People who took Xeljanz or Xeljanz XR for rheumatoid arthritis, psoriatic arthritis or ulcerative colitis and suffered blood clots may be eligible to file a lawsuit against Pfizer Inc. Lawyers began accepting cases after the U.S. Food and Drug Administration announced that a safety trial found an increased risk of blood clots in the lungs and death in people who took a higher dose of the drug to treat rheumatoid arthritis.
Lawyers are currently accepting cases from rheumatoid arthritis, psoriatic arthritis and ulcerative colitis patients who took Xeljanz or Xeljanz XR and suffered a blood clot in the legs, thigh or pelvis, or in the lungs. The medical term for blood clots in the lungs is pulmonary embolism, or PE. Doctors refer to the other type of clots as deep vein thrombosis, or DVT.
The U.S. Food and Drug Administration first approved Xeljanz in 2012 to treat moderately to severely active rheumatoid arthritis. It later approved the drug for ulcerative colitis and psoriatic arthritis.
The drug has been on the market for years, but in February 2019, the FDA released a safety alert about an increased risk of blood clots and death. The agency has since approved a black box warning about the risks.

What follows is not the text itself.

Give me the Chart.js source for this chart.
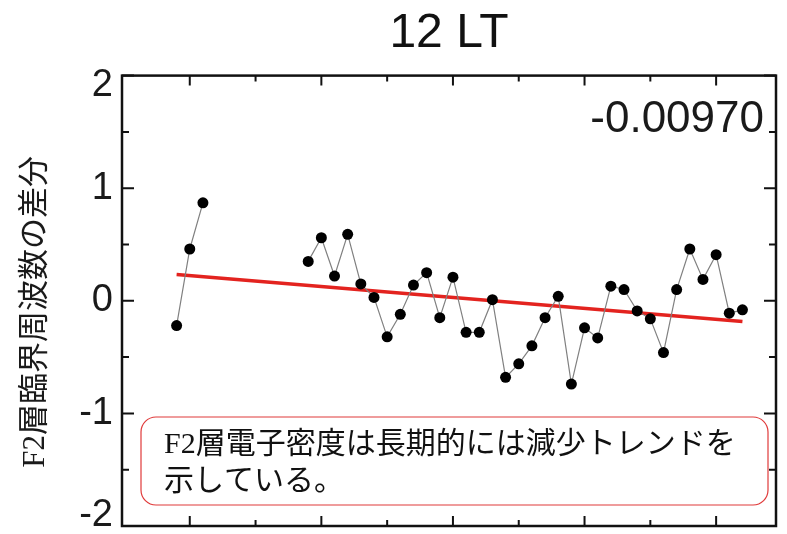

According to the Xeljanz website, about 132,000 Americans were prescribed the drug between January 2013 and July 2018 to treat rheumatoid arthritis. Many more patients may have been prescribed the medication it to treat ulcerative colitis or psoriatic arthritis. Pfizer reported it made about $1.7 billion off the drug in 2018.
Injury Claims: Blood Clots
After the FDA announced an increased risk of clots with Xeljanz, lawyers began accepting cases on behalf of people who took the drug and suffered from two kinds of blood clots: pulmonary embolisms and deep vein thrombosis.
Between 2013 and 2018, the FDA received reports of 52 DVTs and 79 PEs in patients who took Xeljanz, according to the FDA Adverse Events Reporting System (FAERS) Public Dashboard. Patients in 15 of the cases died.
The limitation of FAERS is that data is self-reported, and there is no way to verify these results. There may also be more cases than were reported.